3. Cross-Horizon Consistency: Introduced a new testing protocol where models trained on long horizons (e.g., $T=6$) are tested on shorter horizons ($T=3, 4, 5$) to verify if they learn generalizable procedural logic rather than memorizing horizon-specific patterns.

4. Experimental Results

The method was evaluated on three standard datasets: CrossTask, COIN, and NIV.
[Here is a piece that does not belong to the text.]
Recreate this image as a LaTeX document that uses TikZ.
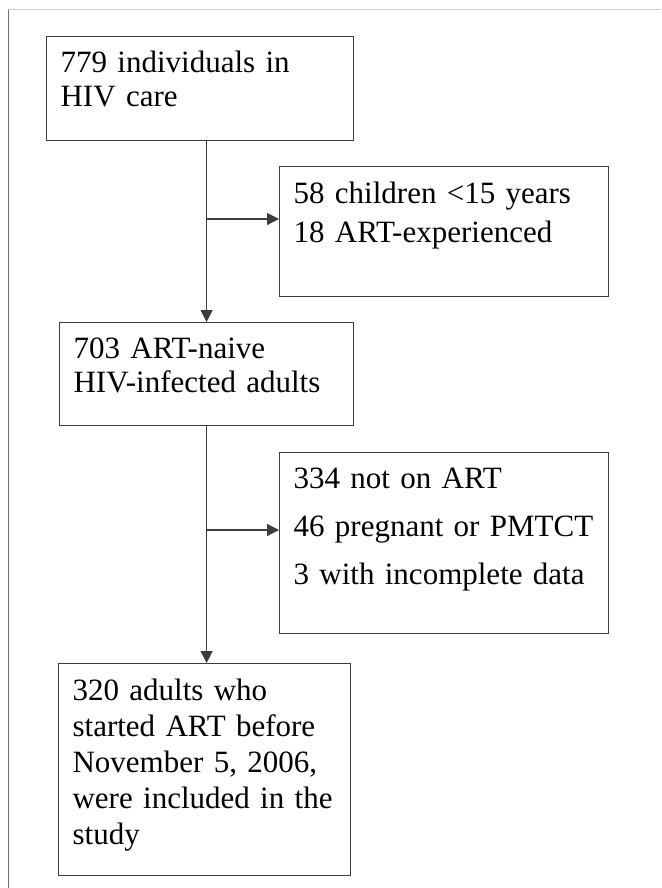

• Performance: ViterbiPlanNet achieved State-of-the-Art (SOTA) performance across all datasets, particularly in Success Rate (SR) (exact sequence match).
  • It outperformed diffusion-based planners (e.g., PDPP, MTID) and LLM-based planners (e.g., PlanLLM, SCHEMA).
  • On CrossTask ($T=3$), it achieved 38.45% SR, significantly beating SCHEMA (37.24%) and PlanLLM (36.84%).
• Parameter Efficiency:
  • ViterbiPlanNet uses only ~5.5M parameters.
  • This is 2–3 orders of magnitude fewer than competing methods (e.g., MTID: ~1B params, PlanLLM: ~385M params, LLMs: ~30B+ params).
• Sample Efficiency:
  • When trained on limited data (e.g., 5–25% of the dataset), ViterbiPlanNet significantly outperformed SCHEMA.
  • This confirms that the explicit PKG guidance reduces the need for massive data memorization.
• Robustness (Cross-Horizon):
  • When trained on $T=6$ and tested on shorter horizons, ViterbiPlanNet showed superior robustness compared to all baselines, maintaining high performance where others degraded significantly.
• Ablation Studies:
  • Structure-Aware Training: The performance gains come primarily from using the DVL during training, not just as a post-processing step at inference.
  • Emission Learning: The model learns meaningful emission probabilities that are decoupled from the graph structure, allowing the DVL to handle the structural constraints.

5. Significance and Impact

• Paradigm Shift: The paper challenges the trend of using massive, implicit models for procedural planning. It demonstrates that explicit structural priors (via PKG) combined with differentiable decoding yield better, more efficient, and more robust results.
• Efficiency for Edge Devices: The drastic reduction in parameters makes this approach viable for deployment on resource-constrained devices (e.g., wearable AI assistants), which is critical for real-world applications.
• Scientific Rigor: By establishing a unified evaluation protocol, the paper provides a reliable foundation for future research in video procedural planning, eliminating the "apples-to-oranges" comparisons that plagued the field.
• Generalization: The method's ability to generalize across different planning horizons and datasets suggests that learning the structure of a task is more valuable than memorizing specific sequences.

In summary, ViterbiPlanNet proves that injecting domain knowledge directly into the training loop via differentiable algorithms is a superior strategy for procedural planning, offering a lightweight, data-efficient, and highly accurate alternative to current heavy-weight deep learning approaches.